GIVEN REQUEST |
Print the listing from its top line through the line containing "energy = [round(0.025", nothing more, and leave out the pictures.

DATA LINES |
----

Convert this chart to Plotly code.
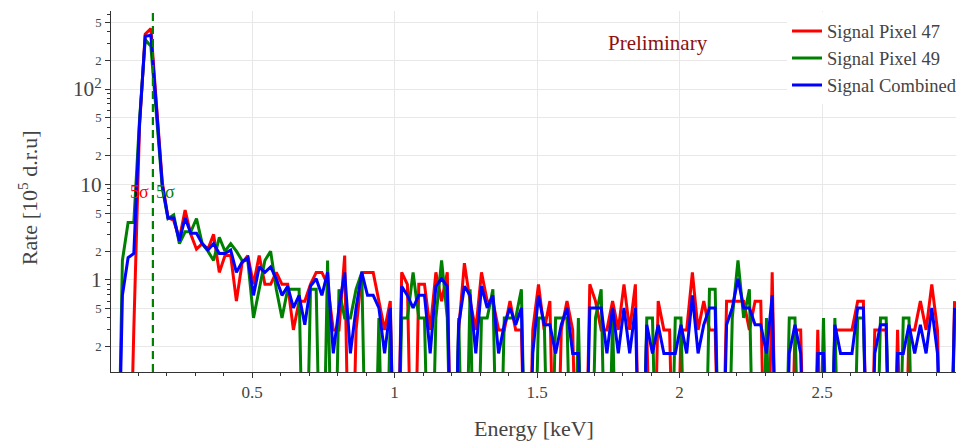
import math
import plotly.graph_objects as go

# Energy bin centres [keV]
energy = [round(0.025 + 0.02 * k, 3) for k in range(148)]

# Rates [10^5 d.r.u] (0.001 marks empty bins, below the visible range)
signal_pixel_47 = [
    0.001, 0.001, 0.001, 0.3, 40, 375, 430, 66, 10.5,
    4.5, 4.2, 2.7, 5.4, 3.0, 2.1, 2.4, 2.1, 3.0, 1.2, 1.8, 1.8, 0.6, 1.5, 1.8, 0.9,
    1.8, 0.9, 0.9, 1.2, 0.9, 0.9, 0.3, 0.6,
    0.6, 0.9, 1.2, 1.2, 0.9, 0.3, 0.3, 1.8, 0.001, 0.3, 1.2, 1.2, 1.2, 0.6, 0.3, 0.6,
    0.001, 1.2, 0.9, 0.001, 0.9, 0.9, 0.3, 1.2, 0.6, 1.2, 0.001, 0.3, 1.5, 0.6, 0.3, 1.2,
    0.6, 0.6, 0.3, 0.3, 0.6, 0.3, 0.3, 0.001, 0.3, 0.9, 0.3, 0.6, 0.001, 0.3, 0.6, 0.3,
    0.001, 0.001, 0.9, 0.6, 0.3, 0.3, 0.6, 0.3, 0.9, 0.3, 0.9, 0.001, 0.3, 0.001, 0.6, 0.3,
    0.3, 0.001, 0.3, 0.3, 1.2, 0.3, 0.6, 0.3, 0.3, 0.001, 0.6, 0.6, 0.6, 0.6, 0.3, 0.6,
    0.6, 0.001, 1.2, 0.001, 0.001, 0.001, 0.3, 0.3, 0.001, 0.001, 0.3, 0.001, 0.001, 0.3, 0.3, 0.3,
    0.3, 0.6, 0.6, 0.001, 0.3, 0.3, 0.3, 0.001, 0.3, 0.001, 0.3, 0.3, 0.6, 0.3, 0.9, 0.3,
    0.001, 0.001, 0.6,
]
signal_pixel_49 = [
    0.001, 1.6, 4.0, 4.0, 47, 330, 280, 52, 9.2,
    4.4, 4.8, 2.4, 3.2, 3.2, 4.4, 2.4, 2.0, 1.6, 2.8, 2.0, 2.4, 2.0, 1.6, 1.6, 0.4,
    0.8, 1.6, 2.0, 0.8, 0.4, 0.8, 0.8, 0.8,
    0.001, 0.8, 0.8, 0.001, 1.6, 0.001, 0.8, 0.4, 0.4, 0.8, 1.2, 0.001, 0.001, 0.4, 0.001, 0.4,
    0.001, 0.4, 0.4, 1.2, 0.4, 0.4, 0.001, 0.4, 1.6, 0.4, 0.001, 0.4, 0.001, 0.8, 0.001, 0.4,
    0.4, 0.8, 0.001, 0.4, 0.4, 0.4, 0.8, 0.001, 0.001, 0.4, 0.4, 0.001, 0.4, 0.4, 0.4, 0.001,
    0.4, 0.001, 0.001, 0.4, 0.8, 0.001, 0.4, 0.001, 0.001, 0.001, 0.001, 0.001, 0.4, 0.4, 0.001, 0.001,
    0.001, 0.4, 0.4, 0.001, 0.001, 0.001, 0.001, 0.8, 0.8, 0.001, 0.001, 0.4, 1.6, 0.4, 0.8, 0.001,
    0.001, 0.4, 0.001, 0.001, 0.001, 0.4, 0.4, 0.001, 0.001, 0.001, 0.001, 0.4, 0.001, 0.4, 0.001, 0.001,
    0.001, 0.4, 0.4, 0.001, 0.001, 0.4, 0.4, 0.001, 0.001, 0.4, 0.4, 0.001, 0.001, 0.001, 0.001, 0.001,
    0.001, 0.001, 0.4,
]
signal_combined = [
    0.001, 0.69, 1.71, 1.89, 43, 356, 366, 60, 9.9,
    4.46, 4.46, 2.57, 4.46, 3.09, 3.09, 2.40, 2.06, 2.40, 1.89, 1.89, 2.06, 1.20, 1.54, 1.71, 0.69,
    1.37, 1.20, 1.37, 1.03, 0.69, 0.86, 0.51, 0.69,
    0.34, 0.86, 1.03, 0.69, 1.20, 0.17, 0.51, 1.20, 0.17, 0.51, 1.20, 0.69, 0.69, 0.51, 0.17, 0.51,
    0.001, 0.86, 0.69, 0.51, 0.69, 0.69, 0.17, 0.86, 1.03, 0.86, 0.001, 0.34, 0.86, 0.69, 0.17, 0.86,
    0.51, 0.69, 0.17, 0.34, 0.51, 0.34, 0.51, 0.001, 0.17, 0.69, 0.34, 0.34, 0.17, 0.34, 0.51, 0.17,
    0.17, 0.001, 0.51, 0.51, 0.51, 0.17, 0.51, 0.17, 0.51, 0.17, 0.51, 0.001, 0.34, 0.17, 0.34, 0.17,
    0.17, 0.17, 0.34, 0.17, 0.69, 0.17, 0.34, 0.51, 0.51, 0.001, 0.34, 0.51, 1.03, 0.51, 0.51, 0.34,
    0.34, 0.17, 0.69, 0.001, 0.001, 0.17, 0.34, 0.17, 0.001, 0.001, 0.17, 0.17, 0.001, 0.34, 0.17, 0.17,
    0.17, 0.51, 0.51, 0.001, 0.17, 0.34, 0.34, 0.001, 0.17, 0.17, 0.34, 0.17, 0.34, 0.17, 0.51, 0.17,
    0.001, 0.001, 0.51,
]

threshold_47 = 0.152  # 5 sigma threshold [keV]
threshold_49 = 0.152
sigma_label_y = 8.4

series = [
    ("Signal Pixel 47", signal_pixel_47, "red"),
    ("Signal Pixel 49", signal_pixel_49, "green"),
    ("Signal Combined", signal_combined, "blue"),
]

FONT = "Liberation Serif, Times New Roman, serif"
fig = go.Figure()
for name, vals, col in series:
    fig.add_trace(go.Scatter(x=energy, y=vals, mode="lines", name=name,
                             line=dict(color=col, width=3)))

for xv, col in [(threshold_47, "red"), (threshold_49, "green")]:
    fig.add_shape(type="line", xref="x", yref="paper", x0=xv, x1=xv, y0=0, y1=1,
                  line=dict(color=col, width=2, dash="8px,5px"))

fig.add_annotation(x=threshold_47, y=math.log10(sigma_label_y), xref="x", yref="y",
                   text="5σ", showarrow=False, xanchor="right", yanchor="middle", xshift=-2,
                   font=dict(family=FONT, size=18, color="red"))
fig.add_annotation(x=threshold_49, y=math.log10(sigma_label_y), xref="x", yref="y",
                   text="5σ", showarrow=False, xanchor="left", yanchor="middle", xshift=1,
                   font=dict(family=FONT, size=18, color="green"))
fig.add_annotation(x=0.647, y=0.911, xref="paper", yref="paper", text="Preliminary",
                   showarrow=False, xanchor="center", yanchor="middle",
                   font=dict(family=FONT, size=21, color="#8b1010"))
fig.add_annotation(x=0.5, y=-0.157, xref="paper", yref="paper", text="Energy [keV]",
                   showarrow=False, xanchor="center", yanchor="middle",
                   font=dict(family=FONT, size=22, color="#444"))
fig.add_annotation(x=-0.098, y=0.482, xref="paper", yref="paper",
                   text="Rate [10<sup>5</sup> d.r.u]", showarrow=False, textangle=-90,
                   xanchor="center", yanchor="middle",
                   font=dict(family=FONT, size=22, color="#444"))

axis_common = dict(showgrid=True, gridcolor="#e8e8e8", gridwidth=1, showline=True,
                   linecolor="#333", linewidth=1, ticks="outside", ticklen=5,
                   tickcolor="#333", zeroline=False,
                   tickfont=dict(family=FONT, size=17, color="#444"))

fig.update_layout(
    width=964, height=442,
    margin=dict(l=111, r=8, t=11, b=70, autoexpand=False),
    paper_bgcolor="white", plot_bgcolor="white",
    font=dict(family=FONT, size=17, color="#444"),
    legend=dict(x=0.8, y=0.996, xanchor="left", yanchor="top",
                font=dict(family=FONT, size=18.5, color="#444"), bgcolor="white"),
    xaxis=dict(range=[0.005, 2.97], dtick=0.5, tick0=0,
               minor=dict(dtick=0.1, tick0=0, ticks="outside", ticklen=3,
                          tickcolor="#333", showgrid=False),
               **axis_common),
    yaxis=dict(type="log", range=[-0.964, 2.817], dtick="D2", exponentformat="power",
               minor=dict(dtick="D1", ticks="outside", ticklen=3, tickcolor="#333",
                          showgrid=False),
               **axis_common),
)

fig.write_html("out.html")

----

EXERCISE OUTPUT |
Convert this chart to Plotly code.
import math
import plotly.graph_objects as go

# Energy bin centres [keV]
energy = [round(0.025 + 0.02 * k, 3) for k in range(148)]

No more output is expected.